The Young Designers Core (YDC) recently organized a visit to the Tufts University Science and Engineering Complex construction site. The building occupies a challenging site, hemmed in amongst the oldest building on campus – Anderson, Robinson and Bromfield-Pearson. Since the new building’s structural work and the majority of the exterior work have been completed, we were able to get a clear sense of how the new building negotiates the new and existing identity of the site.

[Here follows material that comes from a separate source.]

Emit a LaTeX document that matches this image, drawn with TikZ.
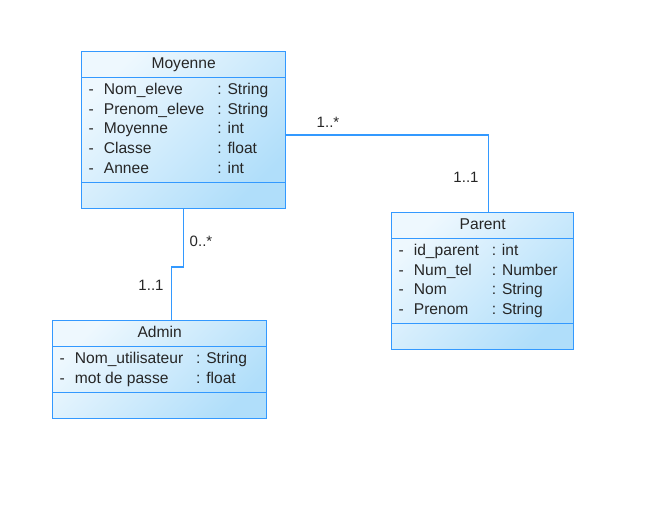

The all-glass curtainwall façade – ever so smooth with suppressed SSG joints – is often a trite symbol of a fancy new building; bland, yet inappropriate. In theory, the seamlessly articulated 450 square foot of reflective glass wall should stick out like a sore thumb, among the ornate, 1900’s brick construction of the surroundings. But it doesn’t. The building has an ethereal presence on the site, neither lacking in identity nor overpowering that of the context. Depending on the light – especially on an overcast day – the building nearly disappears, leaving only the reflections of the landscape and neighboring buildings. (See picture above for the amazing moment when the façade reflection completes the Bromfield-Pearson Hall.)
The careful negotiation between the existing and the new continues inside, in terms of space, structure and systems. The interior fit-out of the SEC building is still ongoing, so we were able to take a peek at the exposed structure and systems, and the fascinating relationships between the old and the new.
From the L-shaped atrium sandwiched between Robinson Hall and the new SEC, we saw a beautifully preserved exterior façade of Robinson Hall. Thanks to the skybridge, Robinson Hall’s ornate terracotta detailing at the top floor is easier to observe! Once the interior façade of the SEC is completed, the enclosed atrium will be another fascinating moment of intersection between the existing and the building to be completed.
Interior demolition of Robinson Hall is substantially complete, leaving only the structural walls and systems in place. Idiosyncratic brick patchwork allowed us to trace the building’s history of transformation, as we saw the new auditorium and steel structural additions being put in to place.
Tufts University Science and Engineering Complex is a unique project that provides not only a contemporary science building, but also one that is aware of and sensitive to its historical, visual and programmatic context.